El Día del Amigo pasado preguntaba si los amigos virtuales son amigos. Esta vez, leyendo en blogs y diarios (supongo que pasará algo similar en la radio y la tele) el modo en el que todos recuerdan a Fontanarrosa me pregunto si uno puede considerar amigo a un famoso, a alguien a quien nunca se conoció más allá de su obra o de los medios.
Elogiar a un muerto es natural. Pero Roberto Fontanarrosa está en la categoría de «los incuestionables», esos pocos personajes públicos de los que nunca nadie habló mal, ni como persona ni como profesional.

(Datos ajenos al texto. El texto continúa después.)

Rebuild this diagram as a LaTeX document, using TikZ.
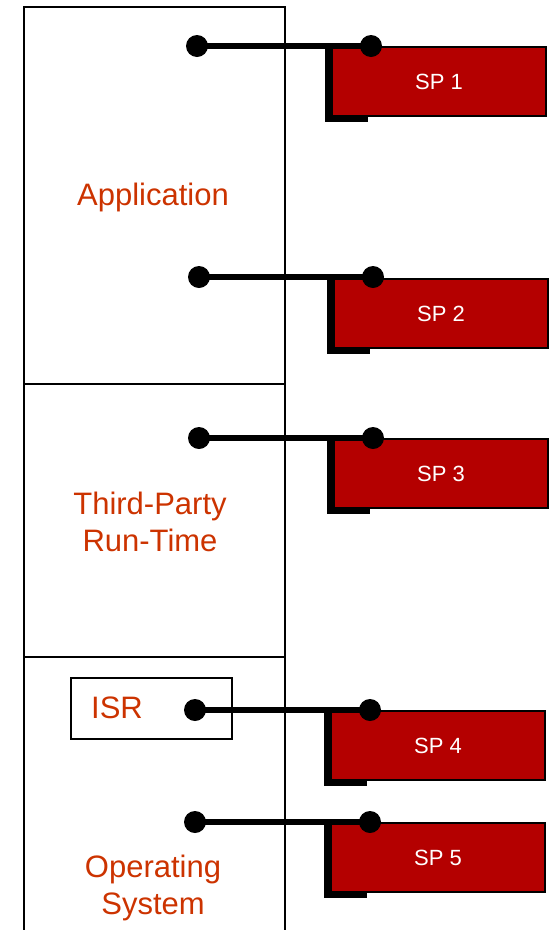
\documentclass[tikz,border=0pt]{standalone}
\usepackage{fontspec}
\setmainfont{Liberation Sans}
\definecolor{labelred}{RGB}{204,51,0}
\definecolor{spred}{RGB}{180,0,0}
\tikzset{
  layer/.style={draw=black, line width=2pt, minimum width=261pt, inner sep=0pt, anchor=north west},
  layertext/.style={text=labelred, font=\fontsize{31}{37}\selectfont, align=center},
  spbox/.style={draw=black, line width=2pt, fill=spred, minimum width=214pt, minimum height=69pt, inner sep=0pt, anchor=north west, text=white, font=\fontsize{22}{26}\selectfont},
  bracket/.style={line width=6pt, line cap=butt, line join=miter},
  conn/.style={line width=6pt},
  blob/.style={circle, fill=black, minimum size=22pt, inner sep=0pt},
  isrbox/.style={draw=black, line width=2pt, minimum width=161pt, minimum height=61pt, inner sep=0pt, anchor=north west}
}
\begin{document}
\begin{tikzpicture}[x=1pt,y=-1pt]
\useasboundingbox (0,0) rectangle (552,930);
% layers
\node[layer, minimum height=377pt] (app) at (23,6) {};
\node[layer, minimum height=273pt] (tpr) at (23,383) {};
\node[layer, minimum height=290pt] (os) at (23,656) {};
\node[layertext] (appt) at (153,197) {Application};
\node[layertext] (tprt) at (150,522) {Third-Party\\Run-Time};
\node[layertext] (ost) at (153,888) {Operating\\System};
\node[isrbox] (isr) at (70,677) {};
\node[layertext, anchor=center] (isrt) at (117,708) {ISR};
% SP boxes
\node[spbox] (sp1) at (331,46) {SP 1};
\node[spbox] (sp2) at (333,278) {SP 2};
\node[spbox] (sp3) at (333,438) {SP 3};
\node[spbox] (sp4) at (330,710) {SP 4};
\node[spbox] (sp5) at (330,822) {SP 5};
% brackets
\foreach \s in {sp1,sp2,sp3,sp4,sp5}{
  \draw[bracket] ([xshift=-3pt]\s.north west) -- ([xshift=-3pt,yshift=-2pt]\s.south west) -- ([xshift=37pt,yshift=-2pt]\s.south west);
}
% dots
\node[blob] (l1) at (197,46) {};
\node[blob] (r1) at (371,46) {};
\node[blob] (l2) at (199,277) {};
\node[blob] (r2) at (373,277) {};
\node[blob] (l3) at (199,438) {};
\node[blob] (r3) at (373,438) {};
\node[blob] (l4) at (195,710) {};
\node[blob] (r4) at (370,710) {};
\node[blob] (l5) at (195,822) {};
\node[blob] (r5) at (370,822) {};
% connectors
\foreach \i in {1,...,5}{
  \draw[conn] (l\i.center) -- (r\i.center);
}
\end{tikzpicture}
\end{document}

Pero, a pesar de eso, el sentimiento no era respeto, sino cariño.
Cuando un chiste descubre lo que pensábamos (pero ignorábamos) y encima nos hace reir o sonreír; cuando leemos un cuento que transcurre en un bar y nos sentimos parte de esa mesa de amigos y hasta queremos opinar; cuando un libro parece hablado más que escrito, y necesitamos leerlo en voz alta a otro amigo… del otro lado tiene que haber algo más que un escritor o un dibujante.
Por eso, si solo nos cruzamos con él en esos segundos que le regalaba a cada lector en la cola de la Feria del Libro mientras dibujaba a Mendieta, ¿por qué nos pone tan tristes su muerte?
«El origen de los chistes orales generalmente es un misterio, nadie sabe de dónde salen. A mí me cuentan chistes míos sin saber que son míos. Una vez, estando en la cancha, escuché que un muchacho le contaba a su amigo un chiste que yo había hecho como si fuera una anécdota real. Ese tipo de situaciones me hacen gracia.»